Fitness is not a destination it is a way of life.

A Short History of Stern's Gym

Excerpted from the San Diego Union-Tribune article By Jeanne F. Brooks

In the 1980's, Leo Stern made a huge concession to modern expectations of climate control at his second-floor walk-up gym in North Park. He did so after 40 years of Hot-as-blazes summers and nothing but windows shoved up air.

New fitness centers that had sprung up around the city boasted central air conditioning. They pumped waves of coolness over their members, men and women in color-coordinated Spandex.

Stern bought a few electric fans. This is the kind of hew-to-the-course management style that, despite a half century of gusting trends, has preserved Stern's Gym in a pristine state-its decor what you might call ambiance de iron.

From its inception, the place had been a lodestone for hardcore bodybuilders.

At the end of its first year, Stern's Gym needed more space.

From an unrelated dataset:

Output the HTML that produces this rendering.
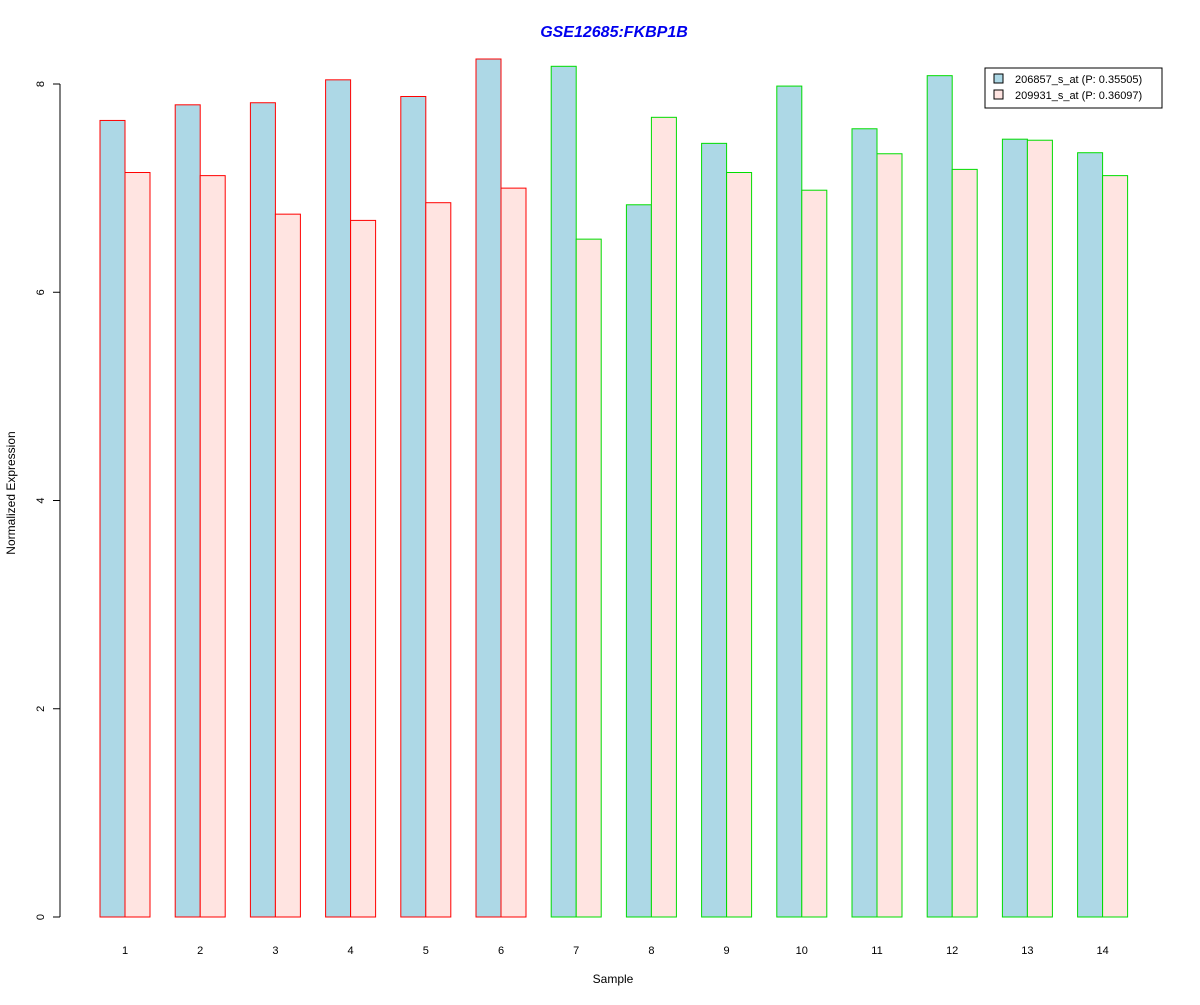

Stern leased the second floor of a building on Grenada Avenue in North Park. Only the previous tenants refused to vacate the premises.

Stern and his pals bid their time. When the ex-tenant left the building one day, they moved his bowling alley and pool hall out, and moved the gym in-where it has remained ever since. Below the gym in those days a kosher chicken slaughter house. "the odor was so bad in the summertime that people walked on the other side of the street". Stern remembered. "but the rent was cheap. at 5 p.m. each day, when the rendering truck drove up, weightlifters rushed across the gym floor to shut the windows to the stink of it.

Worked 90 hours a week

Sterns first opened the gym for business May 13, 1946, on Menlo Avenue near Hoover High School. "I worked 90 hours a week for the first month," he recalled, "and I made $50."


Schwarzenegger was here

Over the years, serious bodybuilders came through the doors of the Stern's Gym regularly. Lou Ferrigno, who once starred on television as "The Incredible Hulk," has worked out here. So has John Davis, a 1940s world champion weightlifter, and bodybuilder/movie star Arnold Schwarzenegger. And Bill Pearl, of course. And a lot of San Diego Chargers. And so did Shannon Brown, a former competitive bodybuilder and member of the Detroit Lions, who bought the gym on April 15, 1994. Brown was a kid in Jackson, Mississippi, when he first came across the name Leo Stern in a muscle magazine. Later, in Michigan, he lifted in Leo Stern-sponsored competitions. Stern's Gym, Brown said, is known across the country.